MDIC is piloting the AMCH program, with support from the U.S. Food and Drug Administration, to help encourage the medical device industry to adopt advanced technology not just during device production but across the total product life cycle.

Dallas-based Articulate Labs has been accepted into the Medical Device Innovation Consortium’s (MDIC) Advanced Manufacturing Clearing House (AMCH) initiative.

The Arlington, Virginia-based MDIC is piloting the AMCH program, with support from the U.S. Food and Drug Administration, to help encourage the medical device industry to adopt advanced technology not just during device production but across the total product life cycle, Articulate Labs said. The goals for implementing advanced manufacturing technologies include improving product quality, increasing operational effectiveness, and increasing product intelligence.

First in AMCH program to offer digital twin technology

Articulate Labs, which is based out of Biolabs Pegasus Park, said the real-time operating system (RTOS) enabling its devices integrates a variety of metrics collected from patients within a digital twin—a digital model of a real-world physical system or product—to better personalize therapeutic capability and to potentially offer diagnostic feedback to providers.

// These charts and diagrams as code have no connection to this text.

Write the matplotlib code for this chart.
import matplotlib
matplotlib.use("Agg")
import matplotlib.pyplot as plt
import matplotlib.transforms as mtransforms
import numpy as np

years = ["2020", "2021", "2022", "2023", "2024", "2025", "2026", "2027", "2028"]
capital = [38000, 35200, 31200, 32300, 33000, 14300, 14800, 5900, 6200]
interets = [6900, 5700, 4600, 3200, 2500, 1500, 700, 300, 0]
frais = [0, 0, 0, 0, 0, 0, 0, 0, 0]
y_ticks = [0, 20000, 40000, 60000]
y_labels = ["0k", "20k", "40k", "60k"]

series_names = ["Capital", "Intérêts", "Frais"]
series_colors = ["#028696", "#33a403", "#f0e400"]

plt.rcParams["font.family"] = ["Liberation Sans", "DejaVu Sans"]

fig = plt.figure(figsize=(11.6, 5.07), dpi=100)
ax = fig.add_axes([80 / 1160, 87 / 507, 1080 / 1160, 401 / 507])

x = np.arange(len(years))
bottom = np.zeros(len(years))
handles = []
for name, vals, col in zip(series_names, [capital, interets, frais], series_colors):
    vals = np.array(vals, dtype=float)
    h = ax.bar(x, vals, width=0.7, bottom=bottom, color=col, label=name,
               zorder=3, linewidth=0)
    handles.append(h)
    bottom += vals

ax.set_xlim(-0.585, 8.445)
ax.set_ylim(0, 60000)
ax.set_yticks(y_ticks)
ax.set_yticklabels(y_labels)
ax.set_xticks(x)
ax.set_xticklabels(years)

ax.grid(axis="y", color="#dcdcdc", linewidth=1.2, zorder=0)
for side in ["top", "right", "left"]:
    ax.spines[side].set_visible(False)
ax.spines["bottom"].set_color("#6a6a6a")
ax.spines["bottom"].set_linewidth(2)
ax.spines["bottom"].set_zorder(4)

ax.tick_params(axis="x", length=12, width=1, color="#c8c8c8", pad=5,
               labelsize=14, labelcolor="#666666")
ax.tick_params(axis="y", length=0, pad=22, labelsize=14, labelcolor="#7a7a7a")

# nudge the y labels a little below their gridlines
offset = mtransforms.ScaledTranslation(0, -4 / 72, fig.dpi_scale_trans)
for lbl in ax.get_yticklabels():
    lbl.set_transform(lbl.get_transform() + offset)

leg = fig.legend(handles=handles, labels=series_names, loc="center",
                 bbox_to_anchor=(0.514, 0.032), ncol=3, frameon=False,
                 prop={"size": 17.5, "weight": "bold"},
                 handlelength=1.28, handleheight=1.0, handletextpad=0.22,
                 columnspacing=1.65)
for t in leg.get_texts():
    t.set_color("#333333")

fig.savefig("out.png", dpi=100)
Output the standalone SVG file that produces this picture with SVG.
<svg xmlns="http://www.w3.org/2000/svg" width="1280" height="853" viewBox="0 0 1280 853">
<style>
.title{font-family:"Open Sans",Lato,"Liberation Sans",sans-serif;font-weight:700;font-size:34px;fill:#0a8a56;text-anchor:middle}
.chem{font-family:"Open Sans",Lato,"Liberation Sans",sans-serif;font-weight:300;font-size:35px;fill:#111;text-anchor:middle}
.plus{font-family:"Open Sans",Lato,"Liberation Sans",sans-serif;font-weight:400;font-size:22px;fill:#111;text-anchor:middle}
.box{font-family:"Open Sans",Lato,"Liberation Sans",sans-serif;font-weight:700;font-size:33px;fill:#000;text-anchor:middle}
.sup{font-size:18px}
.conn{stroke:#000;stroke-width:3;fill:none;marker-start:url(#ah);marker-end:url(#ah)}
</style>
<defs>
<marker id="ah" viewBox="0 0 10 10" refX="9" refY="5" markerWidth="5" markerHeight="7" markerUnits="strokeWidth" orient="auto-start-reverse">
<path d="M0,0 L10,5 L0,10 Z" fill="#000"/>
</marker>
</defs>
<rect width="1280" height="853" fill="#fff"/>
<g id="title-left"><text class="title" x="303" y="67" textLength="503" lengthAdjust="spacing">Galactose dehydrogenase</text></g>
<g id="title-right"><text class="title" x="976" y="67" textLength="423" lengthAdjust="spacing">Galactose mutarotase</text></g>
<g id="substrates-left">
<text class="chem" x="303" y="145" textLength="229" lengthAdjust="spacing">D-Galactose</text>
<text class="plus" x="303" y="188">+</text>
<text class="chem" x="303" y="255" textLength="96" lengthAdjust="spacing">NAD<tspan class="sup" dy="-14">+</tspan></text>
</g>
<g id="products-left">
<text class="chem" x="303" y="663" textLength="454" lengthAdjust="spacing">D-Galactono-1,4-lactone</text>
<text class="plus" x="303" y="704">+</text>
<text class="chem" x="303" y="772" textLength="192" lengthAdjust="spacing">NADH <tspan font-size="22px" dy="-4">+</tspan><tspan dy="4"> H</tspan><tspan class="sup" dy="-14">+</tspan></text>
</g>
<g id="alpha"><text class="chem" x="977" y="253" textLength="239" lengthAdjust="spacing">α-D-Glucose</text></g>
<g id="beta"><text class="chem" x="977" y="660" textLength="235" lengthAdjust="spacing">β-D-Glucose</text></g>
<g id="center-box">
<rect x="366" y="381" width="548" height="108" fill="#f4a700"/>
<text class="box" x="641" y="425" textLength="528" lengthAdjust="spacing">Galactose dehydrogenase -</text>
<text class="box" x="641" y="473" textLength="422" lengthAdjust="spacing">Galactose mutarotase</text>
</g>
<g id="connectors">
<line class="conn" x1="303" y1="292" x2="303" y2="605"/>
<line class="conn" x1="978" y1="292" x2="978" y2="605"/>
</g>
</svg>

The company said its first, publicly visible application for this technology is in gait-synchronous electrical muscle stimulation of atrophied quadriceps (thigh) musculature toward accelerated knee rehabilitation. It said, however, that the underlying RTOS can be adapted, beyond addressing other joints or musculoskeletal conditions, to create more medical devices that take in a variety of environmental inputs and output high-resolution detail on physical systems and adaptive, semi-autonomous therapies.

Articulate Labs said that for other medical devices, RTOS construction also could enable use of lower cost processors, eliminate reliance on internet connectivity for real-time data processing, and offer internal error management, lowering the risk to patients in case of device failure.

The company said that over the course of six months, it will collaborate with MDIC to build a use case for Articulate Labs’ RTOS—how the technology was developed, how it was implemented, what lessons were learned in the process, and what measurable changes occurred after technology implementation. That use case then will be shared with the medical device community. Additionally, the AMCH program enables proactive interaction with the FDA throughout the project’s execution. Articulate Labs said it is the first company to be accepted into the AMCH initiative offering digital twin technology.

Device aimed at speeding recovery

In November, Articulate Labs was awarded $1.3 million by the Orthopaedic Research and Education Foundation, the Medical Technology Enterprise Consortium, and the U.S. Army’s Medical Research and Development Command.

“This award will fund a study using our novel wearable devices to accelerate return to duty for West Point Cadets recovering from ACL reconstruction,” Articulate Labs CEO and Co-Founder Josh Rabinowitz said in an email to Dallas Innovates.

The MDIC is the first public-private partnership that brings together representatives of the FDA, National Institutes of Health, Center for Medicare and Medicaid Services, NIST, and other agencies, industry, nonprofits, and patient advocacy organizations to improve the processes for development, assessment, and review of new medical technologies. It coordinates the development of methods, tools, and resources used to manage the total product life cycle of a medical device to improve patient access to cutting-edge medical technology.